■ Problem description ■
Repeat the material exactly as it appears.
——
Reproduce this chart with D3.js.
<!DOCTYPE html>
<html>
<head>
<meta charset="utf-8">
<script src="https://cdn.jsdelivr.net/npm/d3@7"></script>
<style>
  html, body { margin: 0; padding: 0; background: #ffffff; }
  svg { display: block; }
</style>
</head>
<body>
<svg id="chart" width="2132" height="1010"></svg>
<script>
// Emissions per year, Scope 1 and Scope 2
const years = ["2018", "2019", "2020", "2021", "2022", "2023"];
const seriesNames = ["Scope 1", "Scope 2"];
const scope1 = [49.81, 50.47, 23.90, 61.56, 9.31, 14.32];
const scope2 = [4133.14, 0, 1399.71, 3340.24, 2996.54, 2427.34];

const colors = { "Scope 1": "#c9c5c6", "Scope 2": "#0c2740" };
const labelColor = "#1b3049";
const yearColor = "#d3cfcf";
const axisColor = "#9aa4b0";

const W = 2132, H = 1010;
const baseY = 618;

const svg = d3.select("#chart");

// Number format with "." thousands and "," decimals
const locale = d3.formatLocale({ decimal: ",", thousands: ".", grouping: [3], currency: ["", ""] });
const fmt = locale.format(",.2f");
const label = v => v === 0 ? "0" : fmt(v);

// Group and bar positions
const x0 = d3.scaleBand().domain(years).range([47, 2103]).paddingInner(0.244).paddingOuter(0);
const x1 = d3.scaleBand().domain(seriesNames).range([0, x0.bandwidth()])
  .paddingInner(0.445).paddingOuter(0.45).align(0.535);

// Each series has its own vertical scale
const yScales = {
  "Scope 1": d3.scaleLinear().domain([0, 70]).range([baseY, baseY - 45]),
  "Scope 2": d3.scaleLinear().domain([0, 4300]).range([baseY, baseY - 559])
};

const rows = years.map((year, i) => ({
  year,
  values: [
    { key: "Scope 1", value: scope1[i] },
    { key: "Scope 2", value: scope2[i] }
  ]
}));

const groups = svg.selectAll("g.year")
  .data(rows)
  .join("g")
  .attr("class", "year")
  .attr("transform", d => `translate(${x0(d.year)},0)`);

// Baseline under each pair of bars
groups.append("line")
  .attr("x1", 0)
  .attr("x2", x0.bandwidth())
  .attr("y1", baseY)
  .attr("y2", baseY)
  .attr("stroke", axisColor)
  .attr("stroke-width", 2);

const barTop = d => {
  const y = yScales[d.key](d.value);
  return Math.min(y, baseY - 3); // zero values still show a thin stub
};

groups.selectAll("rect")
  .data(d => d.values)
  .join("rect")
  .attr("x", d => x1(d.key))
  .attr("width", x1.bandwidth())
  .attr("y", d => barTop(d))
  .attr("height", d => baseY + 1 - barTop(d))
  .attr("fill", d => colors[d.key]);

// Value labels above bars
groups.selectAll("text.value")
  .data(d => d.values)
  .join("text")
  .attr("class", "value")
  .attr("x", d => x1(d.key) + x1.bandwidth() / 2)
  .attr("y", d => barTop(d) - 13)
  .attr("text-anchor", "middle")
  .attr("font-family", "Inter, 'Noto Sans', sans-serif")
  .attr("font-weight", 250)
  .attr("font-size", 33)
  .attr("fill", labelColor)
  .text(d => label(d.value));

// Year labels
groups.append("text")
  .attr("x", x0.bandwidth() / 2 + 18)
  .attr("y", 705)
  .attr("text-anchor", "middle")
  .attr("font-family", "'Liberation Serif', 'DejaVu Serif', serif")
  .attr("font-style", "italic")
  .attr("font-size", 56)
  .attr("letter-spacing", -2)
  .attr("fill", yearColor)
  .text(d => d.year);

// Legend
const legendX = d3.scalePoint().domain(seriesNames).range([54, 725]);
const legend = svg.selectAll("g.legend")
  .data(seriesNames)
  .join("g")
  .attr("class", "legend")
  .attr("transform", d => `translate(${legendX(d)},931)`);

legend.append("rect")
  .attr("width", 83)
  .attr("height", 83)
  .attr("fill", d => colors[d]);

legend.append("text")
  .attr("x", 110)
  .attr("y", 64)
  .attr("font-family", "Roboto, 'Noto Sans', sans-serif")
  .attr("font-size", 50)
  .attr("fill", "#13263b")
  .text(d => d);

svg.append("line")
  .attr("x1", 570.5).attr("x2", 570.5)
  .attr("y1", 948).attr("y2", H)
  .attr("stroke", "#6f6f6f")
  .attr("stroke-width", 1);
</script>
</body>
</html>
——
■ Output below ■
Reproduce this chart with D3.js.
<!DOCTYPE html>
<html>
<head>
<meta charset="utf-8">
<script src="https://cdn.jsdelivr.net/npm/d3@7"></script>
<style>
  html, body { margin: 0; padding: 0; background: #ffffff; }
  svg { display: block; }
</style>
</head>
<body>
<svg id="chart" width="2132" height="1010"></svg>
<script>
// Emissions per year, Scope 1 and Scope 2
const years = ["2018", "2019", "2020", "2021", "2022", "2023"];
const seriesNames = ["Scope 1", "Scope 2"];
const scope1 = [49.81, 50.47, 23.90, 61.56, 9.31, 14.32];
const scope2 = [4133.14, 0, 1399.71, 3340.24, 2996.54, 2427.34];

const colors = { "Scope 1": "#c9c5c6", "Scope 2": "#0c2740" };
const labelColor = "#1b3049";
const yearColor = "#d3cfcf";
const axisColor = "#9aa4b0";

const W = 2132, H = 1010;
const baseY = 618;

const svg = d3.select("#chart");

// Number format with "." thousands and "," decimals
const locale = d3.formatLocale({ decimal: ",", thousands: ".", grouping: [3], currency: ["", ""] });
const fmt = locale.format(",.2f");
const label = v => v === 0 ? "0" : fmt(v);

// Group and bar positions
const x0 = d3.scaleBand().domain(years).range([47, 2103]).paddingInner(0.244).paddingOuter(0);
const x1 = d3.scaleBand().domain(seriesNames).range([0, x0.bandwidth()])
  .paddingInner(0.445).paddingOuter(0.45).align(0.535);

// Each series has its own vertical scale
const yScales = {
  "Scope 1": d3.scaleLinear().domain([0, 70]).range([baseY, baseY - 45]),
  "Scope 2": d3.scaleLinear().domain([0, 4300]).range([baseY, baseY - 559])
};

const rows = years.map((year, i) => ({
  year,
  values: [
    { key: "Scope 1", value: scope1[i] },
    { key: "Scope 2", value: scope2[i] }
  ]
}));

const groups = svg.selectAll("g.year")
  .data(rows)
  .join("g")
  .attr("class", "year")
  .attr("transform", d => `translate(${x0(d.year)},0)`);

// Baseline under each pair of bars
groups.append("line")
  .attr("x1", 0)
  .attr("x2", x0.bandwidth())
  .attr("y1", baseY)
  .attr("y2", baseY)
  .attr("stroke", axisColor)
  .attr("stroke-width", 2);

const barTop = d => {
  const y = yScales[d.key](d.value);
  return Math.min(y, baseY - 3); // zero values still show a thin stub
};

groups.selectAll("rect")
  .data(d => d.values)
  .join("rect")
  .attr("x", d => x1(d.key))
  .attr("width", x1.bandwidth())
  .attr("y", d => barTop(d))
  .attr("height", d => baseY + 1 - barTop(d))
  .attr("fill", d => colors[d.key]);

// Value labels above bars
groups.selectAll("text.value")
  .data(d => d.values)
  .join("text")
  .attr("class", "value")
  .attr("x", d => x1(d.key) + x1.bandwidth() / 2)
  .attr("y", d => barTop(d) - 13)
  .attr("text-anchor", "middle")
  .attr("font-family", "Inter, 'Noto Sans', sans-serif")
  .attr("font-weight", 250)
  .attr("font-size", 33)
  .attr("fill", labelColor)
  .text(d => label(d.value));

// Year labels
groups.append("text")
  .attr("x", x0.bandwidth() / 2 + 18)
  .attr("y", 705)
  .attr("text-anchor", "middle")
  .attr("font-family", "'Liberation Serif', 'DejaVu Serif', serif")
  .attr("font-style", "italic")
  .attr("font-size", 56)
  .attr("letter-spacing", -2)
  .attr("fill", yearColor)
  .text(d => d.year);

// Legend
const legendX = d3.scalePoint().domain(seriesNames).range([54, 725]);
const legend = svg.selectAll("g.legend")
  .data(seriesNames)
  .join("g")
  .attr("class", "legend")
  .attr("transform", d => `translate(${legendX(d)},931)`);

legend.append("rect")
  .attr("width", 83)
  .attr("height", 83)
  .attr("fill", d => colors[d]);

legend.append("text")
  .attr("x", 110)
  .attr("y", 64)
  .attr("font-family", "Roboto, 'Noto Sans', sans-serif")
  .attr("font-size", 50)
  .attr("fill", "#13263b")
  .text(d => d);

svg.append("line")
  .attr("x1", 570.5).attr("x2", 570.5)
  .attr("y1", 948).attr("y2", H)
  .attr("stroke", "#6f6f6f")
  .attr("stroke-width", 1);
</script>
</body>
</html>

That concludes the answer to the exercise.